A protestor in Berkeley, California, after grand juries decided not to indict police officers in the deaths of Michael Brown and Eric Garner. © Kelly Owen, Berkeleyside

These findings suggest that with the right experiences and training, we can mitigate the pernicious effects of unconscious racial biases. It may even be possible to not develop certain biases in the first place.

So what should be done? This question feels especially pertinent in the wake of events in Ferguson, Staten Island, North Charleston, and elsewhere. But it also takes on a special urgency now that the media, the public, and law enforcement officials are becoming more aware of the research on unconscious bias and what it means for our criminal justice system. There’s an opportunity to turn this awareness into action.

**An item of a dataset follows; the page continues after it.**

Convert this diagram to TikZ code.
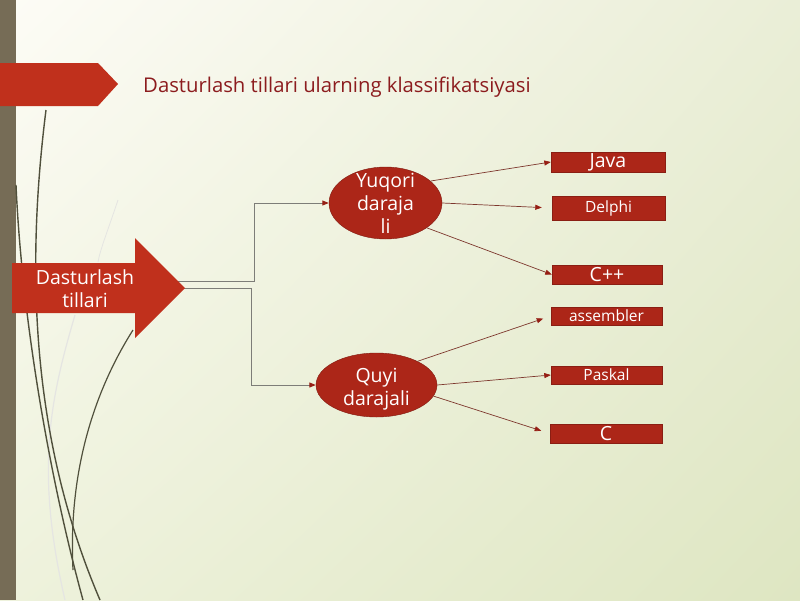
\documentclass[tikz,border=0pt]{standalone}
\usepackage{fontspec}
\setmainfont{Open Sans}
\usetikzlibrary{shapes.geometric,arrows.meta,shadings}
\definecolor{slidered}{RGB}{192, 48, 28}
\definecolor{boxred}{RGB}{172, 38, 24}
\definecolor{titlered}{RGB}{140, 28, 30}
\definecolor{linkred}{RGB}{125, 55, 45}
\definecolor{tipred}{RGB}{150, 30, 20}
\definecolor{linkgray}{RGB}{125, 125, 120}
\definecolor{barolive}{RGB}{118, 108, 86}
\definecolor{curveolive}{RGB}{80, 80, 60}
\definecolor{bgcream}{RGB}{253, 252, 246}
\definecolor{bgright}{RGB}{234, 238, 215}
\definecolor{bglow}{RGB}{238, 242, 220}
\definecolor{bggreen}{RGB}{222, 230, 194}

\begin{document}
\begin{tikzpicture}[x=1pt, y=-1pt,
    curve/.style={draw=curveolive, line width=1.4pt},
    faint/.style={draw=curveolive!15, line width=1.2pt},
    levelnode/.style={ellipse, draw=boxred!75!black, fill=boxred, inner sep=0pt},
    leveltext/.style={text=white, align=center, font=\fontsize{19.5}{23}\selectfont},
    langbox/.style={rectangle, draw=boxred!80!black, fill=boxred, text=white, inner sep=0pt},
    bigfont/.style={font=\fontsize{19.5}{22}\selectfont},
    smallfont/.style={font=\fontsize{15.5}{18}\selectfont},
    link/.style={draw=linkred, line width=0.7pt, -{Triangle[length=6.5pt, width=5pt, color=tipred]}},
    trunk/.style={draw=linkgray, line width=0.9pt, -{Triangle[length=6.5pt, width=5pt, color=tipred]}}]
            \useasboundingbox (0,0) rectangle (800,600);
            % Background
            \shade[upper left=bgcream, upper right=bgright, lower left=bglow, lower right=bggreen] (0,0) rectangle (800,600);
            \fill[barolive] (0,0) rectangle (16,600);
            % Decorative curves
            \draw[faint] (75,315) .. controls (50,400) and (35,470) .. (65,600);
            \draw[faint, line width=0.8pt] (118,200) .. controls (108,230) and (100,250) .. (98,262);
            \draw[curve] (46,110) .. controls (22,300) and (40,460) .. (100,600);
            \draw[curve] (16,185) .. controls (22,320) and (50,480) .. (83,600);
            \draw[curve, line width=1.2pt] (133,330) .. controls (95,390) and (68,470) .. (73,570);
            % Title banner
            \fill[slidered] (0,63) -- (98,63) -- (118,84) -- (98,106) -- (0,106) -- cycle;
            \node[anchor=base west, inner sep=0pt, text=titlered, font=\fontsize{20.3}{24}\selectfont] (title) at (143,92) {Dasturlash tillari ularning klassifikatsiyasi};
            % Levels
            \node[levelnode, minimum width=113pt, minimum height=72pt,
                  label={[leveltext]center:Yuqori\\daraja\\li}] (yuq) at (385.5,203) {};
            \node[levelnode, minimum width=121pt, minimum height=64pt,
                  label={[leveltext, yshift=-4pt]center:Quyi\\darajali}] (quyi) at (376.5,385) {};
            % Languages
            \node[langbox, bigfont,   minimum width=114pt, minimum height=20pt] (java)   at (608.0,162.0) {Java};
            \node[langbox, smallfont, minimum width=113pt, minimum height=24pt] (delphi) at (608.5,208.0) {Delphi};
            \node[langbox, bigfont,   minimum width=110pt, minimum height=19pt] (cpp)    at (607.0,274.5) {C++};
            \node[langbox, smallfont, minimum width=111pt, minimum height=18pt] (asm)    at (606.5,316.0) {assembler};
            \node[langbox, smallfont, minimum width=111pt, minimum height=18pt] (paskal) at (606.5,375.0) {Paskal};
            \node[langbox, bigfont,   minimum width=112pt, minimum height=19pt] (cee)    at (606.0,433.5) {C};
            % Links
            \draw[link] (yuq.26) -- (java.west);
            \draw[link, shorten >=10pt] (yuq.east) -- (delphi.west);
            \draw[link] (yuq.-31) -- (cpp.west);
            \draw[link, shorten >=8pt] (quyi.30) -- (asm.west);
            \draw[link] (quyi.east) -- (paskal.west);
            \draw[link, shorten >=9pt] (quyi.-11) -- (cee.west);
            % Trunk from the big arrow
            \coordinate (tipup) at (178,281);
            \coordinate (tiplow) at (183,288);
            \draw[trunk] (tipup) -- ++(76,0) |- (yuq.west);
            \draw[trunk] (tiplow) -- ++(68,0) |- (quyi.west);
            % Big arrow
            \fill[slidered] (12,263) -- (135,263) -- (135,238) -- (185,288) -- (135,338) -- (135,313) -- (12,313) -- cycle;
            \node[leveltext] (src) at (85,289) {Dasturlash\\tillari};
        \end{tikzpicture}
\end{document}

That is why Greater Good has invited a range of leading experts—psychologists, law enforcement officials, and others—to answer this question: If you could take concrete steps to mitigate the effects of implicit bias on the criminal justice system—whether in arrests, convictions, sentencing, or police shootings—what would those be? Over the next two months, we will be publishing their response essays on our site.

We realize that there are no easy solutions to this issue, no panacea. But we trust that the exceptionally knowledgeable and experienced contributors to this series—experts in the science of unconscious bias as well as in policing—will surface some provocative and practical ideas to help move this conversation forward.

While expunging all biases and prejudices from our minds is psychologically impossible, we believe it is possible to reduce or prevent the most harmful effects of those biases. Getting there will require time, openness, and great political will. But it will also require something that is fundamental to our mission: learning lessons from social science research, and applying them thoughtfully to promote the greater good.